Приглашаю на день рождения друга Серёгу, а он говорит, не могу, билеты в кино взял. Я ещё не знал тогда, что он в ближайшее время жениться собирается. Мы ведь месяца полтора уже не виделись, с тех пор, как во дворе за "Хозяйственным" поздно вечером в хоккей играли. Суперсерия: Австралия против Новой Зеландии. Как оно там завершилось, не помню. Вспоминаю только, что играли не до "внезапной смерти", а пока мячик в сугроб не загнали и не убедились в призрачности надежд отыскать его.

И вот проходит полтора месяца, а Серёга собирается жениться. И чего, думаю, в кино человек пойдет мёрзнуть? Приходи, говорю, Серёг, со своей девушкой на мой праздник. Так что, горжусь теперь, что к семейному счастью Сергея с Мариной и я оказался причастен. А то замерзли б герои наши в кино, не приведи Господь!

Да, на редкость прохладным выдалось начало апреля в девяносто первом году...

 

На лекциях каждый релаксировал по-своему. Я, к примеру, писал девчонкам на обрывках тетрадных листов переводы не очень известных поэтов-инородцев, выдавая сии вирши за свои. Прочие студиозусы совершенствовались в наскальной росписи. Причем рисунки типа "Кто не хочет учиться - нарисуй вагончик" постепенно становились достоянием старины глубокой. В моду же входили ряды могилок. Начинались эти циничные цепочки с захоронений расстрелянной четы Чаушеску. "Хозяевами" следующих склепов становились обычно Миша Меченый, Егорка-Свинтус и особо нелюбимые преподы.

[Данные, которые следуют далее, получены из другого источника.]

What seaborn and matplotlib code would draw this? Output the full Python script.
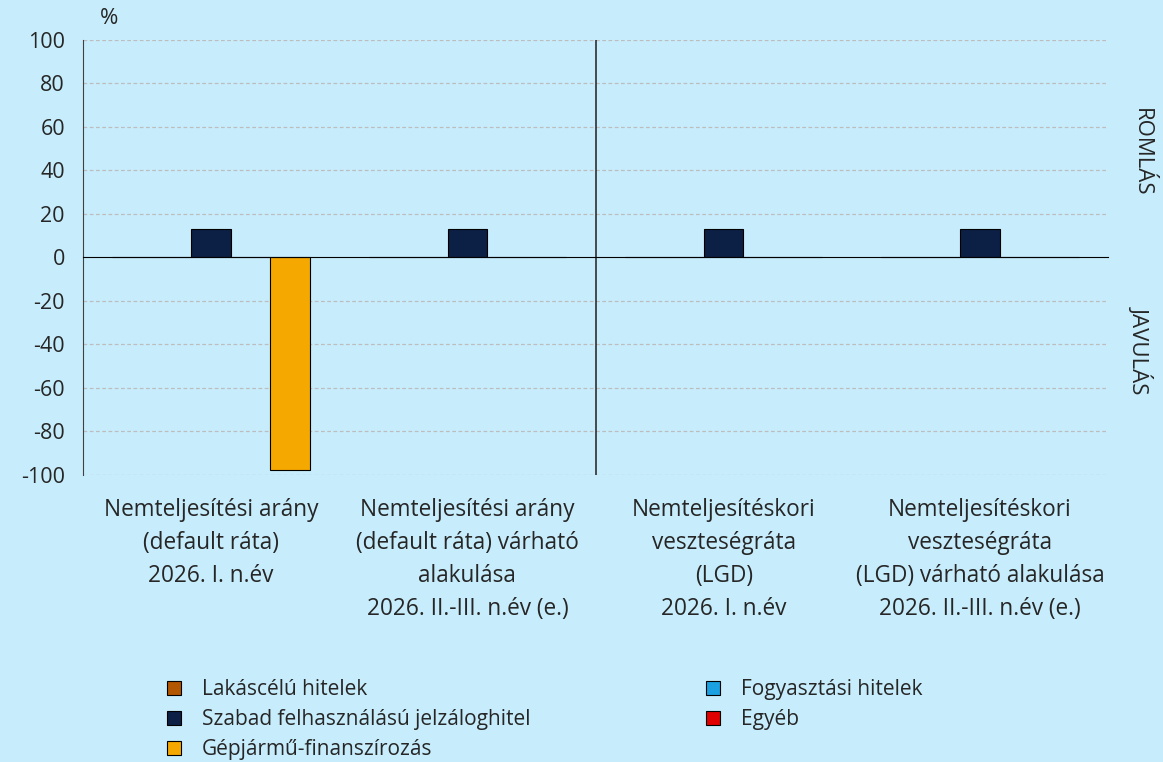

Попадались и более глубокие рисунки и надписи. Скажем, одну из парт в "загоне" второго корпуса украшала мысль, убивающая своей философичностью: "Люблю целоваться, но не умею". А высоко на стене мужского туалета 6-го этажа 9-го корпуса значился призыв: "Уважаемые тов. студенты! Убедительная просьба не бросать бычки в писсуары - они (то есть бычки - Д.Д.) размокают и плохо тянутся. Ректор."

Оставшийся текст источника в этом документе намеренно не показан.